Origin: English Period: Early Victorian Provenance: Fonthill Abbey, Wiltshire Date: c.1850 Height: 35” Width: 36” Depth: 39”
The oversized and extremely comfortable and supple red morocco leather armchair with a slanting back to tubular gilled arms to turned oak legs with brass castors, surviving from the middle of the nineteenth century and having been removed from Fonthill Abbey, Wilshire, England.
In beautifully worn, country house order, the chair is lovely original condition making it hugely appealing. The leather is of super quality and now worn in many places but attractively so, now wonderfully supple, with no tears or holes. The oak is in good order throughout with only minor scuffs and an good patina and colour. The seat cushion has been later re-upholstered in a lovely red velvet. It proves a very comfortable chair indeed, perfect for lounging, reading or watching and is very hard to wrench yourself out of!

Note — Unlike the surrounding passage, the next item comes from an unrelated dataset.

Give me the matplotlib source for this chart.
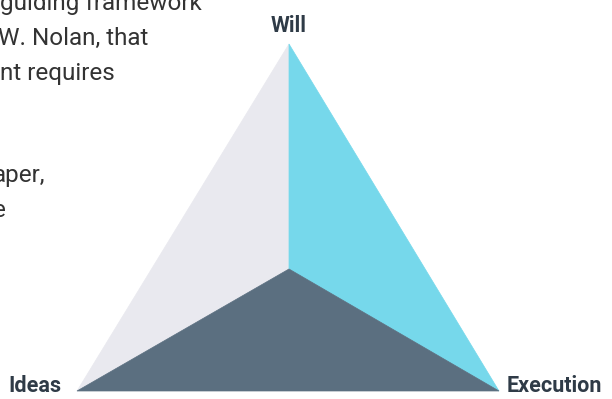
import matplotlib.pyplot as plt
from matplotlib.patches import Polygon

# vertices of the triangle (pixel space, y down) and the inner point
labels = ['Will', 'Ideas', 'Execution']
vertex_x = [289, 77, 499]
vertex_y = [44, 391, 391]
center_x = 289
center_y = 269
face_colors = ['#E9E9EF', '#76D8EB', '#5B6F80']  # left, right, bottom

# clipped paragraph from the page behind the chart
body_lines = ['guiding framework', 'W. Nolan, that', 'nt requires', '', '', 'aper,', 'e']
body_right = [202, 148, 115, 0, 0, 45, 6]
body_base = [10, 45, 80, 0, 0, 182, 217]

fig = plt.figure(figsize=(6.12, 3.99), dpi=100)
ax = fig.add_axes([0, 0, 1, 1])
ax.set_xlim(0, 612)
ax.set_ylim(399, 0)
ax.axis('off')

c = (center_x, center_y)
top = (vertex_x[0], vertex_y[0])
left = (vertex_x[1], vertex_y[1])
right = (vertex_x[2], vertex_y[2])

faces = [[top, c, left], [top, right, c], [c, right, left]]
for pts, col in zip(faces, face_colors):
    ax.add_patch(Polygon(pts, closed=True, facecolor=col, edgecolor=col, linewidth=0.5))

font = ['Roboto', 'DejaVu Sans']
lab_col = '#2F3B47'
ax.text(vertex_x[0], vertex_y[0] - 12, labels[0], ha='center', va='baseline',
        fontsize=15.5, fontweight='bold', color=lab_col, family=font)
ax.text(vertex_x[1] - 15, vertex_y[1] + 1, labels[1], ha='right', va='baseline',
        fontsize=15.5, fontweight='bold', color=lab_col, family=font)
ax.text(vertex_x[2] + 8, vertex_y[2] + 1, labels[2], ha='left', va='baseline',
        fontsize=15.5, fontweight='bold', color=lab_col, family=font)

for line, xr, yb in zip(body_lines, body_right, body_base):
    if line:
        ax.text(xr, yb, line, ha='right', va='baseline', fontsize=17.5,
                color='#333333', family=font)

fig.savefig('out.png', dpi=100)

The first appearance of a house at Fonthill comes in 1533, when Sir John Mervyn purchased the estate and lived in a house surrounded by a park. A hundred years later Fonthill House, sometimes called Fonthill Antiquus was owned by Lord Cottington, Chancellor of the Exchequer in Charles I’s reign. The house and estate was sold to Alderman William Beckford, Lord Mayor of London, in 1745. He altered the house which was known as Fonthill Redivivus redesigned the lake and built a temple and a pagoda.
A top-drawer chair with top-drawer comfort, looks and provenance.